* **Data extract**

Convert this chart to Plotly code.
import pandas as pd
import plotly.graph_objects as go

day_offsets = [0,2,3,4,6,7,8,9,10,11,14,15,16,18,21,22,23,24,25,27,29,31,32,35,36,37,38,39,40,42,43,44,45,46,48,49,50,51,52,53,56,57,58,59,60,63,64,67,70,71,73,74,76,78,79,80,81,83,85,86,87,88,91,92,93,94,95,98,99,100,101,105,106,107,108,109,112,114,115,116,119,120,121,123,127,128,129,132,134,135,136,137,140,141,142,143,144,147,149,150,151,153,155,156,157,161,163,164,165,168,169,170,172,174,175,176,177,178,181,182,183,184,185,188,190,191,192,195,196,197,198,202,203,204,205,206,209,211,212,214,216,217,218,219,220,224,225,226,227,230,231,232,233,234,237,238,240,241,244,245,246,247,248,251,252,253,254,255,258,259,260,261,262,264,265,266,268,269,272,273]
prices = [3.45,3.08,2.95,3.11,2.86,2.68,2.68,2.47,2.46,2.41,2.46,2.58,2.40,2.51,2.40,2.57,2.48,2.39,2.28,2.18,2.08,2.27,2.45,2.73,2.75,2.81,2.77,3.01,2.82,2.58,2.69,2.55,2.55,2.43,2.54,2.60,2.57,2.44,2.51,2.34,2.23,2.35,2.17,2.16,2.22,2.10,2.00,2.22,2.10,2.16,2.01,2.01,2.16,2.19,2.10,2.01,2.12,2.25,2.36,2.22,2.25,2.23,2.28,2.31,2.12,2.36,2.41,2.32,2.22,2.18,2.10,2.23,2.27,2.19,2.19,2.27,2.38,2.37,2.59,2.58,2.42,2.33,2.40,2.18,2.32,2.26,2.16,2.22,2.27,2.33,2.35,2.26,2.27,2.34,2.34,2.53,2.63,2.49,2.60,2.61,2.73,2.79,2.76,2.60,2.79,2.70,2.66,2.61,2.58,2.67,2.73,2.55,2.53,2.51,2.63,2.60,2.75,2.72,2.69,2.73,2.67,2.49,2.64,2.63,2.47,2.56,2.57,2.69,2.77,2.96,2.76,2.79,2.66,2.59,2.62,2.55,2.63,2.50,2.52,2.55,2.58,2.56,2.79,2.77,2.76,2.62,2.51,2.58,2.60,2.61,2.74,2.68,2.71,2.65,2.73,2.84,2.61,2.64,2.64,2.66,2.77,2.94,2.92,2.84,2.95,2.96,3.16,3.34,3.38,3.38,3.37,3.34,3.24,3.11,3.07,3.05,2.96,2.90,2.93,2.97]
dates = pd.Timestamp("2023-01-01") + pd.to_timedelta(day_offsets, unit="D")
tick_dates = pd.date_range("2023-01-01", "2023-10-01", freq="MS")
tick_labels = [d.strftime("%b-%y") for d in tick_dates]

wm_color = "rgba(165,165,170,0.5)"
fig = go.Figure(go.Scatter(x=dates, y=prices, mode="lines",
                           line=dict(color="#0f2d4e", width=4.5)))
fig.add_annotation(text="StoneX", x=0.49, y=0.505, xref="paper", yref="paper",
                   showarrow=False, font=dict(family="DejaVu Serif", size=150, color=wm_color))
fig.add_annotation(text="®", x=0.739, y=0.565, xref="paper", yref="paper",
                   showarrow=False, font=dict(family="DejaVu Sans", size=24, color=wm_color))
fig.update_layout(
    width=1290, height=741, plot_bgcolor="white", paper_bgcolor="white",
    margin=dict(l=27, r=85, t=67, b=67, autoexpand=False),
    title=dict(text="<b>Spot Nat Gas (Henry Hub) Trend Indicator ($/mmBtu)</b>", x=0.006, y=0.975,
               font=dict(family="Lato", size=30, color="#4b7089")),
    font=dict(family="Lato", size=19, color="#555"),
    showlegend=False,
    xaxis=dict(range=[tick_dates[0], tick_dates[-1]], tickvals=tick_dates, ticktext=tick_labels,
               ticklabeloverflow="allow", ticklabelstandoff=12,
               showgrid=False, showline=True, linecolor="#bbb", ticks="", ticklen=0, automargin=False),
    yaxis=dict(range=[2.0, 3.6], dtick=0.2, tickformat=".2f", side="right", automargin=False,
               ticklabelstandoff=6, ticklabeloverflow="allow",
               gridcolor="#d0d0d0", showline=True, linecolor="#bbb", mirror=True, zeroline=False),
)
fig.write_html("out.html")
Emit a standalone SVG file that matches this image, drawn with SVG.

* **Instructions for the task**
Copy out all of the lines above exactly.

* **Task output**
Convert this chart to Plotly code.
import pandas as pd
import plotly.graph_objects as go

day_offsets = [0,2,3,4,6,7,8,9,10,11,14,15,16,18,21,22,23,24,25,27,29,31,32,35,36,37,38,39,40,42,43,44,45,46,48,49,50,51,52,53,56,57,58,59,60,63,64,67,70,71,73,74,76,78,79,80,81,83,85,86,87,88,91,92,93,94,95,98,99,100,101,105,106,107,108,109,112,114,115,116,119,120,121,123,127,128,129,132,134,135,136,137,140,141,142,143,144,147,149,150,151,153,155,156,157,161,163,164,165,168,169,170,172,174,175,176,177,178,181,182,183,184,185,188,190,191,192,195,196,197,198,202,203,204,205,206,209,211,212,214,216,217,218,219,220,224,225,226,227,230,231,232,233,234,237,238,240,241,244,245,246,247,248,251,252,253,254,255,258,259,260,261,262,264,265,266,268,269,272,273]
prices = [3.45,3.08,2.95,3.11,2.86,2.68,2.68,2.47,2.46,2.41,2.46,2.58,2.40,2.51,2.40,2.57,2.48,2.39,2.28,2.18,2.08,2.27,2.45,2.73,2.75,2.81,2.77,3.01,2.82,2.58,2.69,2.55,2.55,2.43,2.54,2.60,2.57,2.44,2.51,2.34,2.23,2.35,2.17,2.16,2.22,2.10,2.00,2.22,2.10,2.16,2.01,2.01,2.16,2.19,2.10,2.01,2.12,2.25,2.36,2.22,2.25,2.23,2.28,2.31,2.12,2.36,2.41,2.32,2.22,2.18,2.10,2.23,2.27,2.19,2.19,2.27,2.38,2.37,2.59,2.58,2.42,2.33,2.40,2.18,2.32,2.26,2.16,2.22,2.27,2.33,2.35,2.26,2.27,2.34,2.34,2.53,2.63,2.49,2.60,2.61,2.73,2.79,2.76,2.60,2.79,2.70,2.66,2.61,2.58,2.67,2.73,2.55,2.53,2.51,2.63,2.60,2.75,2.72,2.69,2.73,2.67,2.49,2.64,2.63,2.47,2.56,2.57,2.69,2.77,2.96,2.76,2.79,2.66,2.59,2.62,2.55,2.63,2.50,2.52,2.55,2.58,2.56,2.79,2.77,2.76,2.62,2.51,2.58,2.60,2.61,2.74,2.68,2.71,2.65,2.73,2.84,2.61,2.64,2.64,2.66,2.77,2.94,2.92,2.84,2.95,2.96,3.16,3.34,3.38,3.38,3.37,3.34,3.24,3.11,3.07,3.05,2.96,2.90,2.93,2.97]
dates = pd.Timestamp("2023-01-01") + pd.to_timedelta(day_offsets, unit="D")
tick_dates = pd.date_range("2023-01-01", "2023-10-01", freq="MS")
tick_labels = [d.strftime("%b-%y") for d in tick_dates]

wm_color = "rgba(165,165,170,0.5)"
fig = go.Figure(go.Scatter(x=dates, y=prices, mode="lines",
                           line=dict(color="#0f2d4e", width=4.5)))
fig.add_annotation(text="StoneX", x=0.49, y=0.505, xref="paper", yref="paper",
                   showarrow=False, font=dict(family="DejaVu Serif", size=150, color=wm_color))
fig.add_annotation(text="®", x=0.739, y=0.565, xref="paper", yref="paper",
                   showarrow=False, font=dict(family="DejaVu Sans", size=24, color=wm_color))
fig.update_layout(
    width=1290, height=741, plot_bgcolor="white", paper_bgcolor="white",
    margin=dict(l=27, r=85, t=67, b=67, autoexpand=False),
    title=dict(text="<b>Spot Nat Gas (Henry Hub) Trend Indicator ($/mmBtu)</b>", x=0.006, y=0.975,
               font=dict(family="Lato", size=30, color="#4b7089")),
    font=dict(family="Lato", size=19, color="#555"),
    showlegend=False,
    xaxis=dict(range=[tick_dates[0], tick_dates[-1]], tickvals=tick_dates, ticktext=tick_labels,
               ticklabeloverflow="allow", ticklabelstandoff=12,
               showgrid=False, showline=True, linecolor="#bbb", ticks="", ticklen=0, automargin=False),
    yaxis=dict(range=[2.0, 3.6], dtick=0.2, tickformat=".2f", side="right", automargin=False,
               ticklabelstandoff=6, ticklabeloverflow="allow",
               gridcolor="#d0d0d0", showline=True, linecolor="#bbb", mirror=True, zeroline=False),
)
fig.write_html("out.html")
Emit a standalone SVG file that matches this image, drawn with SVG.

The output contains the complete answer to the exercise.